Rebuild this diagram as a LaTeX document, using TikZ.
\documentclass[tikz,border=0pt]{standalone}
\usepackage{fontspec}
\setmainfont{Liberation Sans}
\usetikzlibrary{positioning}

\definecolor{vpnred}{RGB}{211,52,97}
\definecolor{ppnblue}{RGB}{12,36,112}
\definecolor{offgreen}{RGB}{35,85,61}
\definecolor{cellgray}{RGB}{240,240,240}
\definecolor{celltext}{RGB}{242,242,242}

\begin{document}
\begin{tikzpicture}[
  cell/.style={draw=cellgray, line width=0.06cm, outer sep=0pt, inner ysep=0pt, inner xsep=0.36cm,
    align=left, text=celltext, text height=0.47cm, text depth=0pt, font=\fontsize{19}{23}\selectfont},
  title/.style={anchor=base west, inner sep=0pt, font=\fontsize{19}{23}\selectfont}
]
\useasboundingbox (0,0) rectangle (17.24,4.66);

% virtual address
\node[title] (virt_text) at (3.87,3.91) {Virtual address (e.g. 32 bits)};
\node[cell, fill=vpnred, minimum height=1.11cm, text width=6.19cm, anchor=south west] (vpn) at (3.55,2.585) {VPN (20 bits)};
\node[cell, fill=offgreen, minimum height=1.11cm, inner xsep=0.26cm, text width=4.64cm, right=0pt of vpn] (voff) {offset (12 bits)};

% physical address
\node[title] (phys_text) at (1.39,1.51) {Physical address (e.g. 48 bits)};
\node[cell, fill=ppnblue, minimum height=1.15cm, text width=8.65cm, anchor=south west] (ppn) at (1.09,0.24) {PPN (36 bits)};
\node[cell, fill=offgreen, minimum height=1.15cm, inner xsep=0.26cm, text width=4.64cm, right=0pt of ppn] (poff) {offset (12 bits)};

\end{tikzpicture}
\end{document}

########

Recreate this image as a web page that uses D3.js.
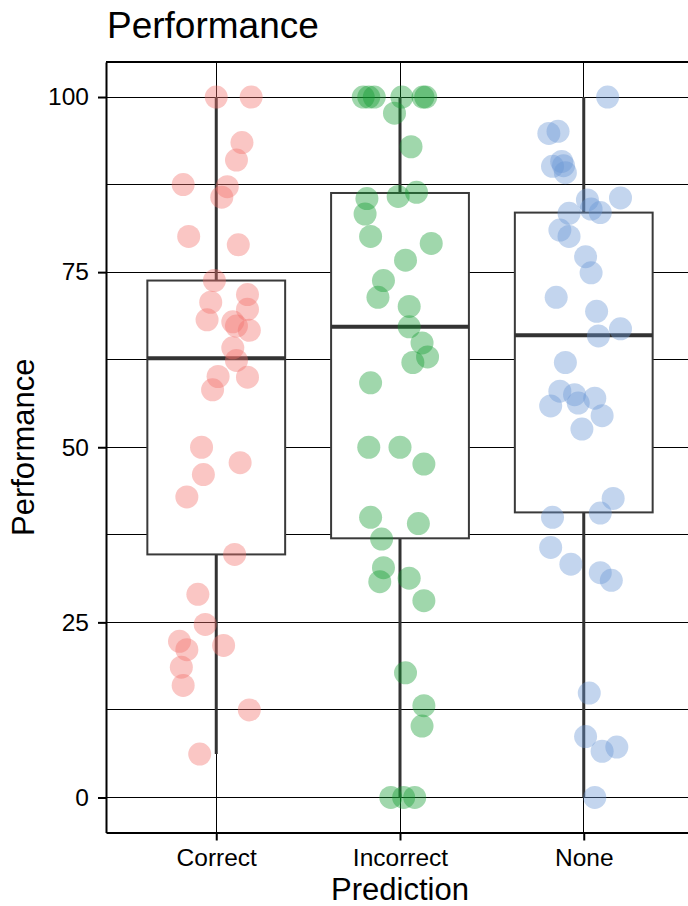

########

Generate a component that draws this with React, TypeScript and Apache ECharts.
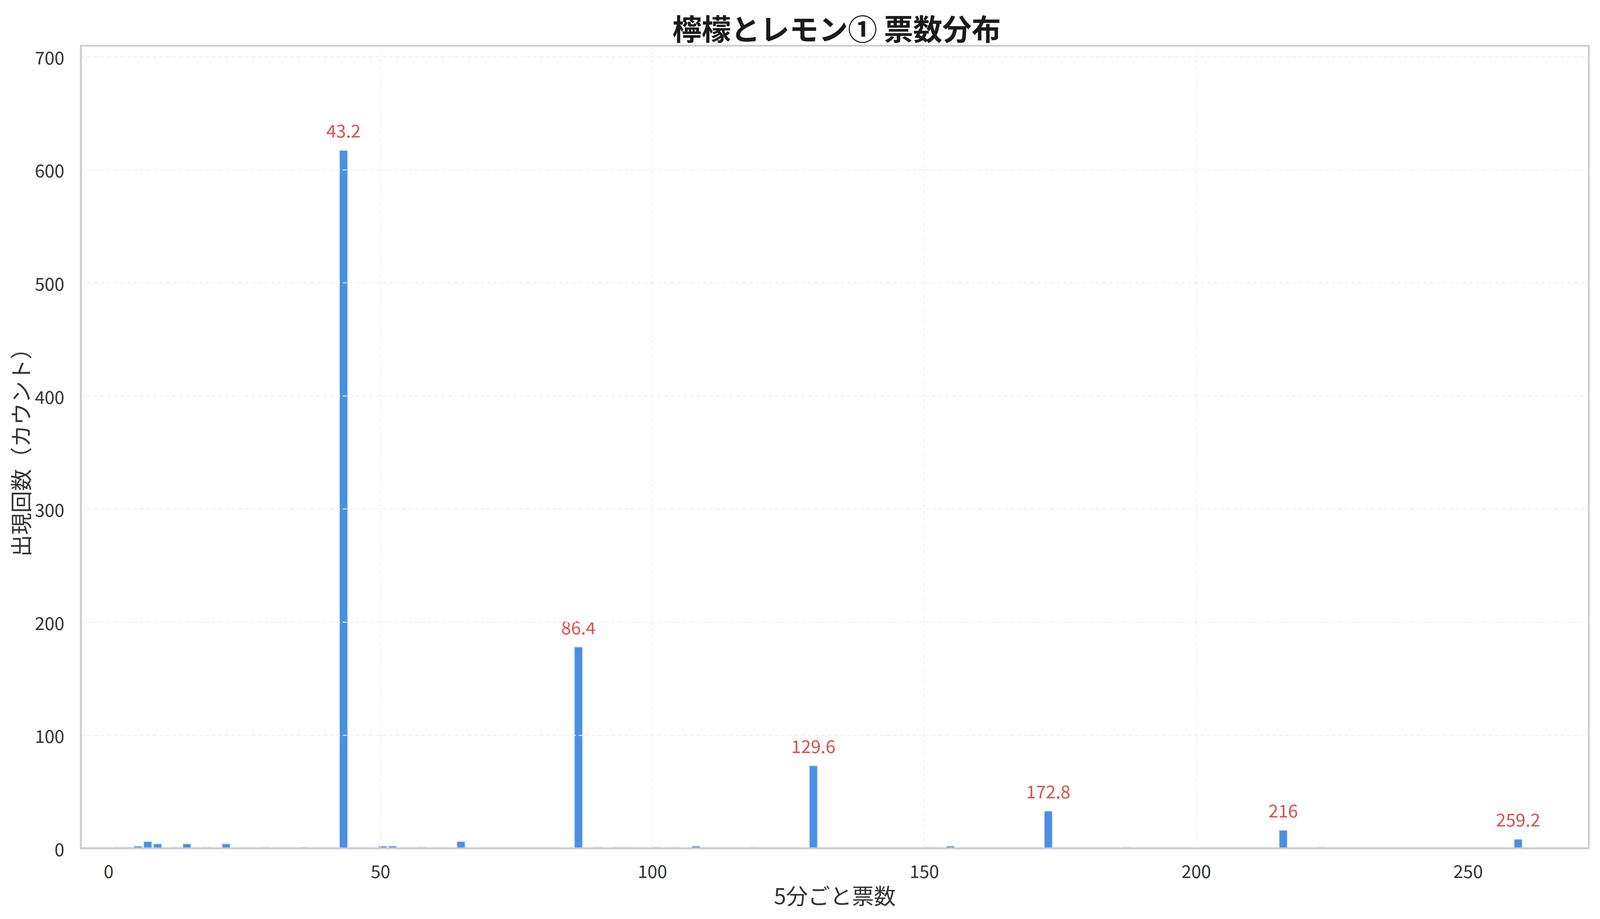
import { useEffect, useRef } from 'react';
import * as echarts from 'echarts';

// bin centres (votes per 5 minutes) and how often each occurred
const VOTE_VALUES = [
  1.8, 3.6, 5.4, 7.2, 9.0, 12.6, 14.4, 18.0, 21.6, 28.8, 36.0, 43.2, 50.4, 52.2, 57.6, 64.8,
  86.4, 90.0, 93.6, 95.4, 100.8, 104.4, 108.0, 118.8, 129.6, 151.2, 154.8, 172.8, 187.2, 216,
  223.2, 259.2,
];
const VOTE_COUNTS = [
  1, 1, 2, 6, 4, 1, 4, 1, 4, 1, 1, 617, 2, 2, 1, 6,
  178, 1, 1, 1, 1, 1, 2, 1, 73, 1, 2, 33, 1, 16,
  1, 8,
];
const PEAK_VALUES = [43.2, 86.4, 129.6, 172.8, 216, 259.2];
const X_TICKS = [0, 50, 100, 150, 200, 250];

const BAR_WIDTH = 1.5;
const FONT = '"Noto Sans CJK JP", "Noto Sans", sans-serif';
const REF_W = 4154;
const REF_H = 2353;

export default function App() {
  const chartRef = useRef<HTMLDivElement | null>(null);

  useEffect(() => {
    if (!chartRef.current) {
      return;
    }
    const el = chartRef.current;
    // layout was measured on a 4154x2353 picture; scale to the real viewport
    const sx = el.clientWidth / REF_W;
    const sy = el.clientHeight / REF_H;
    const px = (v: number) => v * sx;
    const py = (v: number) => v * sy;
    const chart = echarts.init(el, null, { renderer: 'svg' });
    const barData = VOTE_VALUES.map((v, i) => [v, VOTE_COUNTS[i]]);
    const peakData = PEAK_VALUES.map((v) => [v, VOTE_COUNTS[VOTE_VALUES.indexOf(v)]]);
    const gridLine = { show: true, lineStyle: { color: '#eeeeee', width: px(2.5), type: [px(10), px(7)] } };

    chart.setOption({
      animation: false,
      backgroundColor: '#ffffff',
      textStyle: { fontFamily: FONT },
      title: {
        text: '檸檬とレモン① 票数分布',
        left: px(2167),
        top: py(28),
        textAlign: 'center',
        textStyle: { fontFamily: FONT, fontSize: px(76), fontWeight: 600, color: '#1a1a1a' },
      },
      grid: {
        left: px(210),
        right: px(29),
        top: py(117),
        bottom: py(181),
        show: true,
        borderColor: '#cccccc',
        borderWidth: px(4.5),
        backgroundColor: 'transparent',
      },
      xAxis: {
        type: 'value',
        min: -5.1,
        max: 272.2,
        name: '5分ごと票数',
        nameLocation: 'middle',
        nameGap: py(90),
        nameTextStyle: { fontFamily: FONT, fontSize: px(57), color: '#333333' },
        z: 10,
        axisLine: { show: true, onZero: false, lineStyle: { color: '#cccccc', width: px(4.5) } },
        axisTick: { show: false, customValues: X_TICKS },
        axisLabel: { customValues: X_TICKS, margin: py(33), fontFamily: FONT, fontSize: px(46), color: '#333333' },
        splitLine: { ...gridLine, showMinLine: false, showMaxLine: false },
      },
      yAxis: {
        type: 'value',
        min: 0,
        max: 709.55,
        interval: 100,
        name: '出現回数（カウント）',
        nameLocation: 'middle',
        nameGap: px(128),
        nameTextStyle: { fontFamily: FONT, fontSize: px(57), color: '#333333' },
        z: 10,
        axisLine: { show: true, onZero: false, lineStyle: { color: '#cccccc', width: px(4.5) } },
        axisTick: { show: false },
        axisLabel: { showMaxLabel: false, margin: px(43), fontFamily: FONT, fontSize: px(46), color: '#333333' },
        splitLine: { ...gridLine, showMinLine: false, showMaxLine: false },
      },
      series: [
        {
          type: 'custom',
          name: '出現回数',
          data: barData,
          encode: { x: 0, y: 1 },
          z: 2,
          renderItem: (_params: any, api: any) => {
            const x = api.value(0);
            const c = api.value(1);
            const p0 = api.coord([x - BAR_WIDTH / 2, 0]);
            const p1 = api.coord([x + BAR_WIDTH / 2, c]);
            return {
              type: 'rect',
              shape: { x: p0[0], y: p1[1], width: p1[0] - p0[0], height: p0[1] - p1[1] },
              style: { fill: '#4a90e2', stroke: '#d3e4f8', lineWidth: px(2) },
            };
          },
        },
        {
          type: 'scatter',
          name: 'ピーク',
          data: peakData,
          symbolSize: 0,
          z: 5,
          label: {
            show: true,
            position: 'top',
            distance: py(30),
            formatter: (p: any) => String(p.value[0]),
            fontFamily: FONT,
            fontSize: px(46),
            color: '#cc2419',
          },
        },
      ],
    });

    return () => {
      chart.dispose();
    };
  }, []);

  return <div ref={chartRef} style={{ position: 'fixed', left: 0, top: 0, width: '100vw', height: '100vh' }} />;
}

########

WRITTEN REQUEST: Which lines above hold the word "that"? Copy each of them.

RESULT:
Recreate this image as a web page that uses D3.js.
Generate a component that draws this with React, TypeScript and Apache ECharts.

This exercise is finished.